Alla fine rintracciò le sue conversazioni con la madre. C’erano messaggi intimi, quasi un diario:
«Ha iniziato a innervosirsi. Ieri ha detto di non ricordare come ha spento la luce.»
«Le ho parlato delle pillole. Penso che presto crederà di essere solo sbadata.»
«Presto la convinceremo ad andare in clinica – prima con delicatezza, poi con pressione.»
Lena capì che volevano dichiararla incapace di intendere e di volere.
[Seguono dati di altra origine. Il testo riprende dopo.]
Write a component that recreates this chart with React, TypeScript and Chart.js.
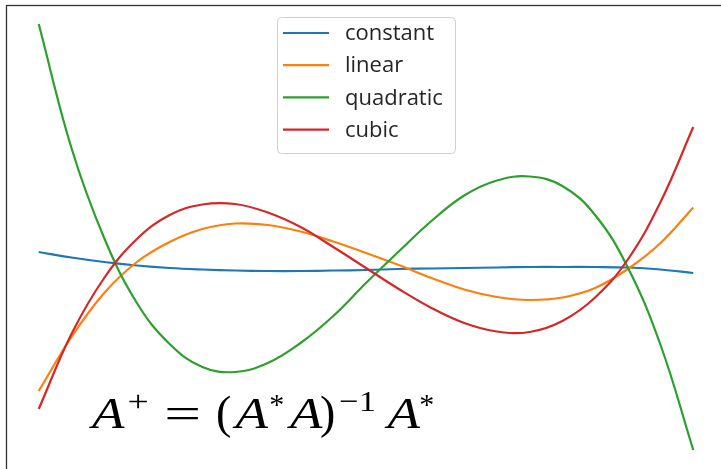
import { useEffect, useRef } from "react";
import { Chart, registerables } from "chart.js";

Chart.register(...registerables);

// Sample positions along the fitted interval (0 = left end, 1 = right end)
const xs = [
  0, 0.05, 0.1, 0.15, 0.2, 0.25, 0.3, 0.35, 0.4, 0.45, 0.5,
  0.55, 0.6, 0.65, 0.7, 0.75, 0.8, 0.85, 0.9, 0.95, 1,
];

const constantVals = [
  0.08, 0.025, -0.02, -0.055, -0.08, -0.095, -0.105, -0.11, -0.11, -0.105, -0.1,
  -0.09, -0.085, -0.08, -0.075, -0.07, -0.07, -0.07, -0.075, -0.095, -0.13,
];
const linearVals = [
  -1.31, -0.77, -0.33, -0.02, 0.18, 0.31, 0.365, 0.35, 0.285, 0.185, 0.07,
  -0.05, -0.18, -0.295, -0.37, -0.4, -0.375, -0.28, -0.09, 0.17, 0.525,
];
const quadraticVals = [
  2.36, 1.12, 0.22, -0.43, -0.84, -1.07, -1.12, -1.03, -0.83, -0.56, -0.23,
  0.085, 0.39, 0.645, 0.795, 0.835, 0.74, 0.45, -0.075, -0.85, -1.9,
];
const cubicVals = [
  -1.49, -0.74, -0.18, 0.21, 0.45, 0.555, 0.56, 0.475, 0.33, 0.13, -0.08,
  -0.29, -0.48, -0.63, -0.715, -0.72, -0.61, -0.375, 0.005, 0.58, 1.33,
];

const seriesLabels = ["constant", "linear", "quadratic", "cubic"];
const seriesValues = [constantVals, linearVals, quadraticVals, cubicVals];
const seriesColors = ["#1f77b4", "#ff7f0e", "#2ca02c", "#d62728"];

// Axes frame (spines) around the plotting area
const framePlugin = {
  id: "frame",
  afterDraw(chart: any) {
    const { ctx, chartArea } = chart;
    ctx.save();
    ctx.strokeStyle = "#333333";
    ctx.lineWidth = 1.3;
    ctx.strokeRect(
      chartArea.left + 0.5,
      chartArea.top + 0.5,
      chartArea.right - chartArea.left,
      chartArea.bottom - chartArea.top
    );
    ctx.restore();
  },
};

// Legend box drawn inside the axes, upper centre
const legendPlugin = {
  id: "insideLegend",
  afterDraw(chart: any) {
    const { ctx, chartArea } = chart;
    const boxW = 178;
    const boxH = 136;
    const cx = (chartArea.left + chartArea.right) / 2;
    const left = cx - boxW / 2;
    const top = chartArea.top + 12;
    ctx.save();
    ctx.beginPath();
    if (ctx.roundRect) ctx.roundRect(left + 0.5, top + 0.5, boxW, boxH, 4);
    else ctx.rect(left + 0.5, top + 0.5, boxW, boxH);
    ctx.fillStyle = "rgba(255,255,255,0.8)";
    ctx.fill();
    ctx.strokeStyle = "#d0d0d0";
    ctx.lineWidth = 1;
    ctx.stroke();

    ctx.font = '22px "Open Sans", "DejaVu Sans", sans-serif';
    ctx.textBaseline = "middle";
    ctx.textAlign = "left";
    chart.data.datasets.forEach((ds: any, i: number) => {
      const y = top + 16 + i * 32.2;
      ctx.strokeStyle = ds.borderColor;
      ctx.lineWidth = 2.2;
      ctx.beginPath();
      ctx.moveTo(left + 6, y);
      ctx.lineTo(left + 52, y);
      ctx.stroke();
      ctx.fillStyle = "#262626";
      ctx.fillText(ds.label, left + 68, y + 1);
    });
    ctx.restore();
  },
};

// Pseudo-inverse formula annotation, A⁺ = (A*A)⁻¹A*
const SERIF = '"Liberation Serif", serif';
const formulaPieces = [
  { text: "A", dx: 19, dy: 0, size: 45, italic: true, sx: 1.18 },
  { text: "+", dx: 49, dy: -17, size: 29, italic: false, sx: 1.3 },
  { text: "=", dx: 93.5, dy: 0, size: 45, italic: false, sx: 1.45 },
  { text: "(", dx: 134.5, dy: 0, size: 46, italic: false, sx: 1 },
  { text: "A", dx: 162.5, dy: 0, size: 45, italic: true, sx: 1.18 },
  { text: "*", dx: 187.5, dy: -14, size: 30, italic: false, sx: 1 },
  { text: "A", dx: 217, dy: 0, size: 45, italic: true, sx: 1.18 },
  { text: ")", dx: 238.5, dy: 0, size: 46, italic: false, sx: 1 },
  { text: "\u22121", dx: 268.5, dy: -17, size: 30, italic: false, sx: 1.15 },
  { text: "A", dx: 314.5, dy: 0, size: 45, italic: true, sx: 1.18 },
  { text: "*", dx: 337.5, dy: -14, size: 30, italic: false, sx: 1 },
];
const formulaX = 0.077;
const formulaY = -1.68;

const formulaPlugin = {
  id: "formula",
  afterDatasetsDraw(chart: any) {
    const { ctx, scales } = chart;
    const x0 = scales.x.getPixelForValue(formulaX);
    const base = scales.y.getPixelForValue(formulaY);
    for (const p of formulaPieces) {
      ctx.save();
      ctx.fillStyle = "#000000";
      ctx.textAlign = "center";
      ctx.textBaseline = "alphabetic";
      ctx.font = `${p.italic ? "italic " : ""}${p.size}px ${SERIF}`;
      ctx.translate(x0 + p.dx, base + p.dy);
      ctx.scale(p.sx, 1);
      ctx.fillText(p.text, 0, 0);
      ctx.restore();
    }
  },
};

export default function App() {
  const canvasRef = useRef<HTMLCanvasElement | null>(null);

  useEffect(() => {
    const canvas = canvasRef.current;
    if (!canvas) return;
    const chart = new Chart(canvas, {
      type: "line",
      data: {
        datasets: seriesLabels.map((label, i) => ({
          label,
          data: xs.map((x, j) => ({ x, y: seriesValues[i][j] })),
          borderColor: seriesColors[i],
          backgroundColor: seriesColors[i],
          borderWidth: 2.2,
          pointRadius: 0,
          fill: false,
          tension: 0.4,
          order: seriesLabels.length - i,
        })),
      },
      options: {
        responsive: false,
        animation: false,
        layout: { padding: { left: 6, top: 5, right: 6, bottom: 6 } },
        scales: {
          x: { type: "linear", min: -0.05, max: 1.05, display: false },
          y: { type: "linear", min: -2.12, max: 2.55, display: false },
        },
        plugins: {
          legend: { display: false },
          tooltip: { enabled: false },
        },
      },
      plugins: [formulaPlugin, framePlugin, legendPlugin],
    });
    return () => chart.destroy();
  }, []);

  return (
    <div
      style={{
        position: "fixed",
        left: 0,
        top: 0,
        width: 721,
        height: 469,
        overflow: "hidden",
        background: "#ffffff",
      }}
    >
      <canvas
        ref={canvasRef}
        width={732}
        height={478}
        style={{ width: 732, height: 478, display: "block" }}
      />
    </div>
  );
}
Raccolse le prove, registrò una conversazione con un’ex amica di Artem che lasciò intendere: «Lui ha sempre saputo come liberarsi delle persone indesiderate».
Quando tornò a casa con le prove, non era più la donna smarrita che volevano spingere al limite.
«Sei tornata?» disse Artem fingendo sollievo.
«Sì. E sto andando via.»
«Via dove?» chiese lui aggrottando la fronte.
«Ho depositato la richiesta di divorzio. E a proposito, presto riceverai una verifica ufficiale.»
Artem rimase in silenzio, mentre Lena si allontanava senza voltarsi. Sul suo volto non c’era rabbia né paura, soltanto un lieve senso di delusione.
«Ecco, sembra che questo piano non abbia funzionato», mormorò.
Lena varcò la soglia e si allontanò. Eppure, a volte, ancora si sveglia nel cuore della notte, sentendo uno sguardo fisso su di sé.